Cristo, enquanto homem, que sofre realmente e de modo terrível no Jardim das Oliveiras e no Calvário, dirige-se ao Pai, àquele Pai cujo amor pregou aos homens e de cuja misericórdia deu testemunho com todo o seu agir. Mas não lhe é poupado, nem sequer a ele, o tremendo sofrimento da morte na cruz: Aquele que não cometeu pecado, Deus o fez pecado por nós (2Cor 5, 21), escreveria São Paulo, resumindo em poucas palavras toda a profundidade do mistério da cruz e, ao mesmo tempo, a dimensão divina da realidade da Redenção. É precisamente essa redenção a última e definitiva revelação da santidade de Deus, que é a plenitude absoluta da perfeição: plenitude da justiça e do amor, pois a justiça funda-se no amor, dele emana e para ele tende.

A cruz de Cristo sobre o Calvário surge no caminho daquele admirabile commercium, daquela comunicação admirável de Deus ao homem, que encerra, ao mesmo tempo, o chamamento dirigido ao homem para que, dando-se a si mesmo a Deus e oferecendo consigo todo o mundo visível, participe da vida divina e, como filho adotivo, se torne participante da verdade e do amor que estão em Deus e provêm de Deus.

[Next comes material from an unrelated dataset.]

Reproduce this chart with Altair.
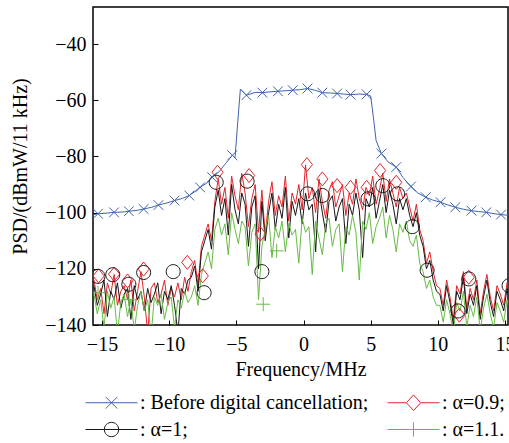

A cruz é o modo mais profundo de a divindade se debruçar sobre a humanidade e sobre tudo aquilo que o homem – especialmente nos momentos difíceis e dolorosos – considera o seu próprio destino infeliz. A cruz é como que um toque do amor eterno nas feridas mais dolorosas da existência terrena do homem, é o cumprir-se cabalmente do programa messiânico, que Cristo um dia tinha formulado na sinagoga de Nazaré e que repetiu depois diante dos enviados de João.

No centro desse programa está sempre a cruz, porque nela a revelação do amor misericordioso atinge seu ponto culminante. Enquanto não passarem as coisas antigas (Ap 21, 4), a cruz permanecerá como aquele “lugar”, a que se poderiam referir ainda outras palavras do Apocalipse de São João: Eis que estou à porta e bato; se alguém ouvir minha voz e abrir a porta, eu entrarei na sua casa e tomaremos a refeição, eu com ele e ele comigo (Ap 3, 20). Deus revela também, de modo particular, a sua misericórdia, quando solicita o homem, por assim dizer, a exercitar a misericórdia para com seu próprio Filho, para com o Crucificado.

Cristo, precisamente como Crucificado, é o Verbo que não passa, é o que está à porta e bate ao coração de cada homem, sem coagir sua liberdade, mas procurando fazer irromper dessa mesma liberdade o amor; um amor que é, não apenas ato de solidariedade para com o Filho do homem que sofre, mas também, de certo modo, uma forma de “misericórdia”, manifestada a cada um de nós para com o Filho eterno do Pai.